Objective ▸
Transcribe the whole listing without a single picture.

── Provided data

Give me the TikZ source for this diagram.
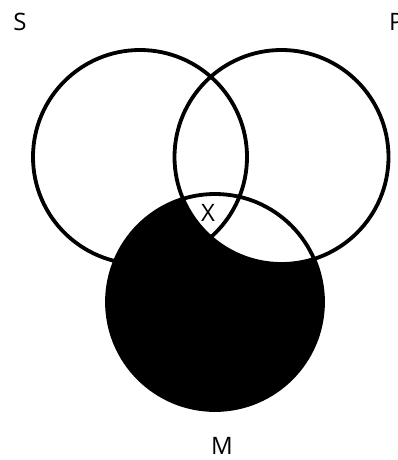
\documentclass[tikz,border=0pt]{standalone}
\usepackage{fontspec}
\setmainfont{Open Sans}
\begin{document}
\begin{tikzpicture}[x=1pt,y=-1pt,
  ring/.style={draw=black,line width=3.8pt},
  lbl/.style={font=\fontsize{24}{26}\selectfont,inner sep=0pt}]
\useasboundingbox[fill=white] (0,0) rectangle (397,460);
\coordinate (cS) at (140,157);
\coordinate (cP) at (281.5,157);
\coordinate (cM) at (215,302);
\begin{scope}
  \clip (cM) circle (108.5);
  \fill[black] (cM) circle (108.5);
  \fill[white] (cP) circle (107);
\end{scope}
\draw[ring] (cS) circle (107);
\draw[ring] (cP) circle (107);
\draw[ring] (cM) circle (108);
\node[lbl] (lS) at (20,22) {S};
\node[lbl,anchor=west] (lP) at (389,22) {P};
\node[lbl] (lX) at (208,213) {X};
\node[lbl] (lM) at (222,446) {M};
\end{tikzpicture}
\end{document}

────

Written response ▸
Give me the TikZ source for this diagram.
\documentclass[tikz,border=0pt]{standalone}
\usepackage{fontspec}
\setmainfont{Open Sans}
\begin{document}
\begin{tikzpicture}[x=1pt,y=-1pt,
  ring/.style={draw=black,line width=3.8pt},
  lbl/.style={font=\fontsize{24}{26}\selectfont,inner sep=0pt}]
\useasboundingbox[fill=white] (0,0) rectangle (397,460);
\coordinate (cS) at (140,157);
\coordinate (cP) at (281.5,157);
\coordinate (cM) at (215,302);
\begin{scope}
  \clip (cM) circle (108.5);
  \fill[black] (cM) circle (108.5);
  \fill[white] (cP) circle (107);
\end{scope}
\draw[ring] (cS) circle (107);
\draw[ring] (cP) circle (107);
\draw[ring] (cM) circle (108);
\node[lbl] (lS) at (20,22) {S};
\node[lbl,anchor=west] (lP) at (389,22) {P};
\node[lbl] (lX) at (208,213) {X};
\node[lbl] (lM) at (222,446) {M};
\end{tikzpicture}
\end{document}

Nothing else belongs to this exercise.